Al voor de zevende maal stelt de FSMA zijn jaarlijkse editie voor van "De tweede pensioenpijler in beeld" waarin ze de belangrijkste kerngegevens over de aanvullende pensioenen in België weergeven. De gegevens zijn gebaseerd op de aangiftes van de pensioeninstellingen in de databank tweede pijler (DB2P) en situeren zich op datum van 1 januari 2024.

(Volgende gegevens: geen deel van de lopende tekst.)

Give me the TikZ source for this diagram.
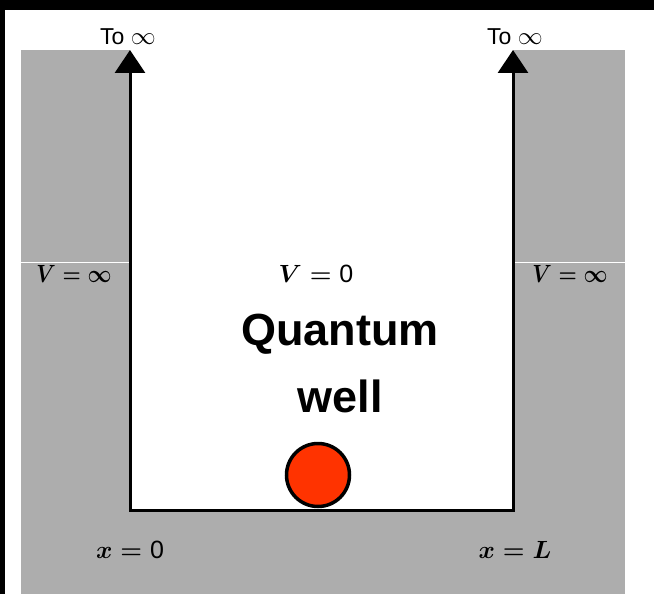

Maar liefst 4.470.000 mensen bouwt een aanvullend pensioen op (actief, slapend of beide), wat in vergelijking met 2023 een stijging van drie procent is. Dit aantal mensen, zo'n 85% van de beroepsbevolking, vertegenwoordigen met hun opgebouwde pensioenrechten een totaalbedrag van zo'n 109 miljard euro, wat ten opzichte van 2023 opnieuw een stijging is van vier procent. Zo'n 85% van de mensen die een aanvullend pensioen opbouwt doet dit als werknemer, 8% als zelfstandige en 7% als werknemer en zelfstandige. Globaal genomen bouwt vandaag 70% van de werknemers actief pensioenrechten op tegenover 55% van de zelfstandigen in hoofdberoep.
Op vlak van gender is er een groot verschil voor wat betreft het bedrag van de verworven reserves. Een man die de pensioenleeftijd nadert (i.e. de categorie van 55 tot 64-jarigen) heeft een gemiddelde verworven reserve die dubbel zo hoog is, nl. 74.309 euro, als een vrouw in dezelfde leeftijdscategorie, nl. 39.128 euro. Ook het gemiddeld uitbetaald kapitaal bij pensionering is per uitbetaling voor een man (43.816 euro) dubbel zo hoog als voor een vrouw (22.914 euro).

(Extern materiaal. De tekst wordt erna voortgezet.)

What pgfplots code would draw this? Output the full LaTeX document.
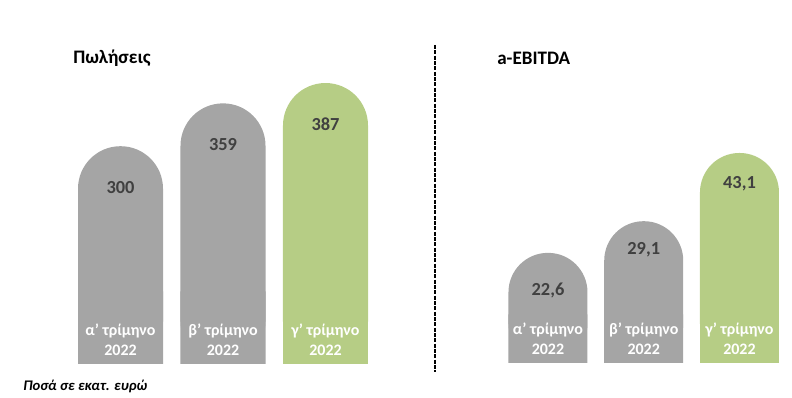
\documentclass[border=0pt]{standalone}
\usepackage{pgfplots}
\pgfplotsset{compat=1.18}
\usepackage{fontspec}
\setmainfont{Carlito}
\definecolor{barg}{HTML}{A5A5A5}
\definecolor{barv}{HTML}{B6CD85}
\definecolor{valc}{HTML}{404040}
\begin{document}
\begin{tikzpicture}[x=0.75pt,y=0.75pt]
\useasboundingbox (0,0) rectangle (792,398);
\pgfplotsset{
  roundbars/.style={
    scale only axis, anchor=south west,
    xmin=-0.5, xmax=2.5, ymin=0,
    axis line style={draw=none}, tick style={draw=none},
    ytick=\empty, xtick={0,1,2},
    xticklabels={{α’ τρίμηνο\\2022},{β’ τρίμηνο\\2022},{γ’ τρίμηνο\\2022}},
    xticklabel style={anchor=south, inner sep=0pt, yshift=10pt, text=white,
      align=center, font=\bfseries\fontsize{12}{15}\selectfont},
    axis on top,
    ybar, clip=false,
    /pgf/number format/assume math mode=true,
    every node near coord/.append style={anchor=center, text=valc,
      font=\bfseries\fontsize{13.8}{16}\selectfont},
  }
}
% Left panel: sales
\begin{axis}[roundbars, at={(51.9375pt,25.5pt)}, width=230.625pt, height=243pt, ymax=446.3,
  bar width=63.75pt,
  every node near coord/.append style={yshift=-30.75pt}]
\addplot[fill=barg, draw=none, rounded corners=31.8pt, bar shift=0pt, nodes near coords] coordinates {(0,300) (1,359)};
\addplot[fill=barg, draw=none, bar shift=0pt] coordinates {(0,100) (1,100)};
\addplot[fill=barv, draw=none, rounded corners=31.8pt, bar shift=0pt, nodes near coords] coordinates {(2,387)};
\addplot[fill=barv, draw=none, bar shift=0pt] coordinates {(2,100)};
\end{axis}
% Right panel: a-EBITDA
\begin{axis}[roundbars, at={(375.075pt,26.25pt)}, width=215.44pt, height=240pt, ymax=65.67,
  bar width=59.25pt,
  /pgf/number format/.cd, use comma, fixed, fixed zerofill, precision=1, /pgfplots/.cd]
\addplot[fill=barg, draw=none, rounded corners=29.5pt, bar shift=0pt, nodes near coords,
  every node near coord/.append style={yshift=-28.5pt}] coordinates {(0,22.6)};
\addplot[fill=barg, draw=none, rounded corners=29.5pt, bar shift=0pt, nodes near coords,
  every node near coord/.append style={yshift=-21.75pt}] coordinates {(1,29.1)};
\addplot[fill=barg, draw=none, bar shift=0pt] coordinates {(0,10) (1,10)};
\addplot[fill=barv, draw=none, rounded corners=29.5pt, bar shift=0pt, nodes near coords,
  every node near coord/.append style={yshift=-23.25pt}] coordinates {(2,43.1)};
\addplot[fill=barv, draw=none, bar shift=0pt] coordinates {(2,10)};
\end{axis}
% titles, divider, note
\node[anchor=west, inner sep=0pt, font=\bfseries\fontsize{14.3}{17}\selectfont] at (73,340) {Πωλήσεις};
\node[anchor=west, inner sep=0pt, font=\bfseries\fontsize{14.3}{17}\selectfont] at (497,340) {a-EBITDA};
\draw[line width=1.6pt, dash pattern=on 3pt off 1pt] (435,353) -- (435,26);
\node[anchor=west, inner sep=0pt, font=\bfseries\itshape\fontsize{11}{13}\selectfont] at (23,12) {Ποσά σε εκατ. ευρώ};
\end{tikzpicture}
\end{document}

Naast gender speelt ook het professioneel statuut een belangrijke rol in het verschil qua reserves: een zelfstandig bedrijfsleider heeft gemiddeld een pensioenreserve van 84.781 euro wat ten opzichte van een werknemer aangesloten bij een sectoraal pensioenplan een groot verschil is, namelijk 2.437 euro.
Wat opvalt is dat bij de zelfstandige bedrijfsleiders de totale pensioenreserves ten op zichte van 2023 licht gedaald zijn. Een oorzaak hiervoor kan wellicht gevonden worden in onder andere de strengere interpretatie door de fiscus van de 80%-regel waardoor zelfstandigen minder aanvullend pensioen kunnen sparen via de vennootschap.
Voor werknemers is het de werkgever of de sector die het initiatief neemt om een pensioenplan voor zijn werknemers te onderschrijven dat beheerd moet worden door een verzekeringsonderneming of een pensioenfonds. Uit het sectoroverzicht blijkt dat ongeveer vier vijfde van de pensioenreserves worden beheerd door een verzekeringsonderneming, waarvan het overgrote gedeelte via een tak 21-verzekeringsproduct gebeurt waarbij de verzekeraar een rendement waarborgt. Ook 86% van de pensioenreserves met betrekking tot nieuwe plannen afgesloten tussen 2023 en 2024 zijn verzekerd in een product tak 21.
De tweede pensioenpijler blijft dus jaarlijks groeien. Desalniettemin blijft nog een deel verstoken van een tweede pijlerpensioen en blijven de bijdragen/reserves relatief laag. Assuralia pleit in haar politiek memorandum dan ook voor een verdere verbreding (meer aangeslotenen) en verdieping (hogere bijdragen) van de tweede pijler. Cruciaal hiervoor is alvast wetgevende en fiscale stabiliteit.